Does the color of a shirt affect how hot it feels on a bright day?

Yes, meaningfully. Dark colors absorb more radiant heat than light colors — this is basic solar radiation physics, not marketing language. Black fabric can be 10-15°F hotter than white fabric in direct sun under equivalent conditions. Pale blue and sage fall between these extremes, absorbing less heat than dark colors while still offering the contrast-reduction benefits described above. This is another reason white has historically dominated guide gear — the heat reduction is real, even if it comes with a stealth cost on clear flats.

Can polarized sunglasses compensate for a shirt color that spooks fish?

No — polarized lenses help you see fish, they have no effect on what the fish sees about you. The two work on completely separate optical paths.

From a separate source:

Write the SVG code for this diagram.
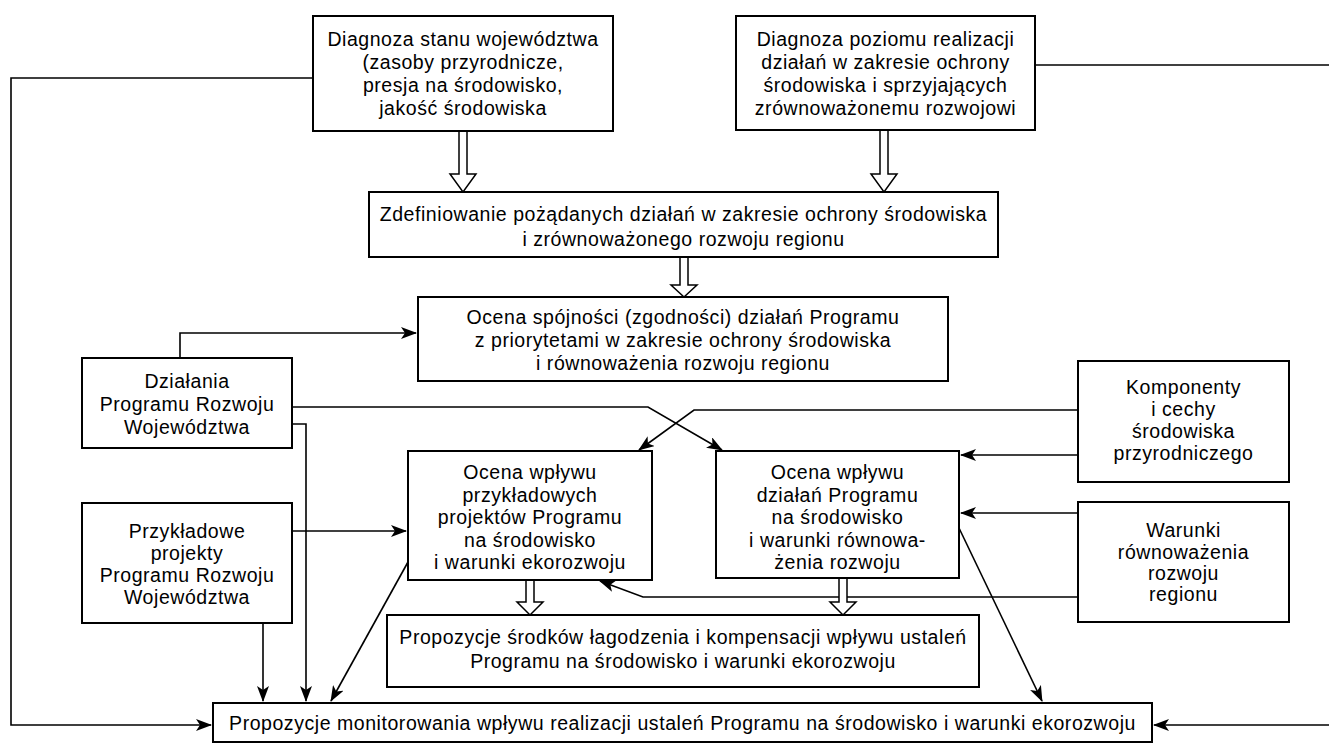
<svg xmlns="http://www.w3.org/2000/svg" width="1329" height="743" viewBox="0 0 1329 743">
<defs>
<style>
.box{fill:#fff;stroke:#000;stroke-width:2}
.t{font-family:"Liberation Sans","Arimo",Arial,sans-serif;font-size:19.5px;letter-spacing:0.55px;fill:#000;text-anchor:middle}
.c{fill:none;stroke:#000;stroke-width:1.6}
.h{fill:#fff;stroke:#000;stroke-width:1.5;stroke-linejoin:miter}
</style>
<marker id="ah" markerUnits="userSpaceOnUse" markerWidth="16" markerHeight="12" refX="15" refY="6" orient="auto">
<path d="M0,0 L16,6 L0,12 L4,6 Z" fill="#000"/>
</marker>
</defs>
<rect width="1329" height="743" fill="#fff"/>

<g id="connectors">
<path class="c" d="M313,78 H11 V725 H211" marker-end="url(#ah)"/>
<path class="c" d="M1035,65 H1329"/>
<path class="c" d="M1329,725 H1154" marker-end="url(#ah)"/>
<path class="c" d="M180,358 V333 H416" marker-end="url(#ah)"/>
<path class="c" d="M292,407 H648 L722,450" marker-end="url(#ah)"/>
<path class="c" d="M1078,410 H694 L639,450" marker-end="url(#ah)"/>
<path class="c" d="M292,424 H306 V701" marker-end="url(#ah)"/>
<path class="c" d="M292,531 H406" marker-end="url(#ah)"/>
<path class="c" d="M263,623 V701" marker-end="url(#ah)"/>
<path class="c" d="M408,562 L331,701" marker-end="url(#ah)"/>
<path class="c" d="M1078,455 H961" marker-end="url(#ah)"/>
<path class="c" d="M1078,513 H961" marker-end="url(#ah)"/>
<path class="c" d="M1078,597 H643 L600,581" marker-end="url(#ah)"/>
<path class="c" d="M959,528 L1042,701" marker-end="url(#ah)"/>
<polygon class="h" points="459,131 467,131 467,174 476,174 463,192 450,174 459,174"/>
<polygon class="h" points="880,130 888,130 888,174 897,174 884,192 871,174 880,174"/>
<polygon class="h" points="680,257 688,257 688,285 697,285 684,297 671,285 680,285"/>
<polygon class="h" points="526,580 534,580 534,602 543,602 530,615 517,602 526,602"/>
<polygon class="h" points="839,578 847,578 847,602 856,602 843,615 830,602 839,602"/>
</g>

<g id="diag-stan">
<rect class="box" x="313" y="16" width="300" height="115"/>
<text class="t" x="463" y="46">Diagnoza stanu województwa</text>
<text class="t" x="463" y="69">(zasoby przyrodnicze,</text>
<text class="t" x="463" y="92">presja na środowisko,</text>
<text class="t" x="463" y="115">jakość środowiska</text>
</g>

<g id="diag-poziom">
<rect class="box" x="736" y="16" width="299" height="114"/>
<text class="t" x="885.5" y="46">Diagnoza poziomu realizacji</text>
<text class="t" x="885.5" y="69">działań w zakresie ochrony</text>
<text class="t" x="885.5" y="92">środowiska i sprzyjających</text>
<text class="t" x="885.5" y="115">zrównoważonemu rozwojowi</text>
</g>

<g id="zdefiniowanie">
<rect class="box" x="369" y="192" width="629" height="65"/>
<text class="t" x="683.5" y="221">Zdefiniowanie pożądanych działań w zakresie ochrony środowiska</text>
<text class="t" x="683.5" y="246">i zrównoważonego rozwoju regionu</text>
</g>

<g id="spojnosc">
<rect class="box" x="418" y="297" width="530" height="84"/>
<text class="t" x="683" y="324">Ocena spójności (zgodności) działań Programu</text>
<text class="t" x="683" y="347">z priorytetami w zakresie ochrony środowiska</text>
<text class="t" x="683" y="370">i równoważenia rozwoju regionu</text>
</g>

<g id="dzialania">
<rect class="box" x="82" y="358" width="210" height="90"/>
<text class="t" x="187" y="388">Działania</text>
<text class="t" x="187" y="411">Programu Rozwoju</text>
<text class="t" x="187" y="434">Województwa</text>
</g>

<g id="komponenty">
<rect class="box" x="1078" y="361" width="211" height="121"/>
<text class="t" x="1183.5" y="394">Komponenty</text>
<text class="t" x="1183.5" y="416">i cechy</text>
<text class="t" x="1183.5" y="438">środowiska</text>
<text class="t" x="1183.5" y="460">przyrodniczego</text>
</g>

<g id="ocena-projekty">
<rect class="box" x="408" y="451" width="244" height="129"/>
<text class="t" x="530" y="479">Ocena wpływu</text>
<text class="t" x="530" y="502">przykładowych</text>
<text class="t" x="530" y="524">projektów Programu</text>
<text class="t" x="530" y="547">na środowisko</text>
<text class="t" x="530" y="569">i warunki ekorozwoju</text>
</g>

<g id="ocena-dzialania">
<rect class="box" x="716" y="451" width="243" height="127"/>
<text class="t" x="837.5" y="479">Ocena wpływu</text>
<text class="t" x="837.5" y="502">działań Programu</text>
<text class="t" x="837.5" y="524">na środowisko</text>
<text class="t" x="837.5" y="547">i warunki równowa-</text>
<text class="t" x="837.5" y="569">żenia rozwoju</text>
</g>

<g id="przykladowe">
<rect class="box" x="82" y="503" width="210" height="120"/>
<text class="t" x="187" y="538">Przykładowe</text>
<text class="t" x="187" y="560">projekty</text>
<text class="t" x="187" y="582">Programu Rozwoju</text>
<text class="t" x="187" y="604">Województwa</text>
</g>

<g id="warunki">
<rect class="box" x="1078" y="502" width="211" height="120"/>
<text class="t" x="1183.5" y="537">Warunki</text>
<text class="t" x="1183.5" y="559">równoważenia</text>
<text class="t" x="1183.5" y="580">rozwoju</text>
<text class="t" x="1183.5" y="601">regionu</text>
</g>

<g id="lagodzenie">
<rect class="box" x="387" y="615" width="592" height="72"/>
<text class="t" x="683" y="644">Propozycje środków łagodzenia i kompensacji wpływu ustaleń</text>
<text class="t" x="683" y="668">Programu na środowisko i warunki ekorozwoju</text>
</g>

<g id="monitorowanie">
<rect class="box" x="213" y="703" width="939" height="39"/>
<text class="t" x="682.5" y="730">Propozycje monitorowania wpływu realizacji ustaleń Programu na środowisko i warunki ekorozwoju</text>
</g>
</svg>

How does cloud cover affect whether shirt color matters?

Overcast conditions reduce the contrast differential between colors because diffuse light eliminates hard shadows and softens silhouette edges. On an overcast day, the practical difference between a pale blue and a white shirt narrows considerably. This is why many guides are more relaxed about clothing color on cloudy days. The main remaining concern under overcast is silhouette on a gray sky background, where a mid-gray or pale blue still outperforms white.

Is there a meaningful difference between a fishing-specific "aqua camo" pattern and a solid color for sight fishing?

Most aqua-camo patterns are marketing-driven rather than scientifically optimized for the purpose. The effectiveness of camouflage depends entirely on whether the pattern matches the background at the specific viewing distance and environment. A purpose-designed open-water aqua pattern can theoretically break up your silhouette, but the practical benefit over a well-chosen solid mid-tone is small — and some aqua camo patterns include high-contrast white elements that work against you. A solid pale blue or sage, chosen for the environment you're fishing, is a more reliable choice than a camo print that may or may not match the specific flat you're on.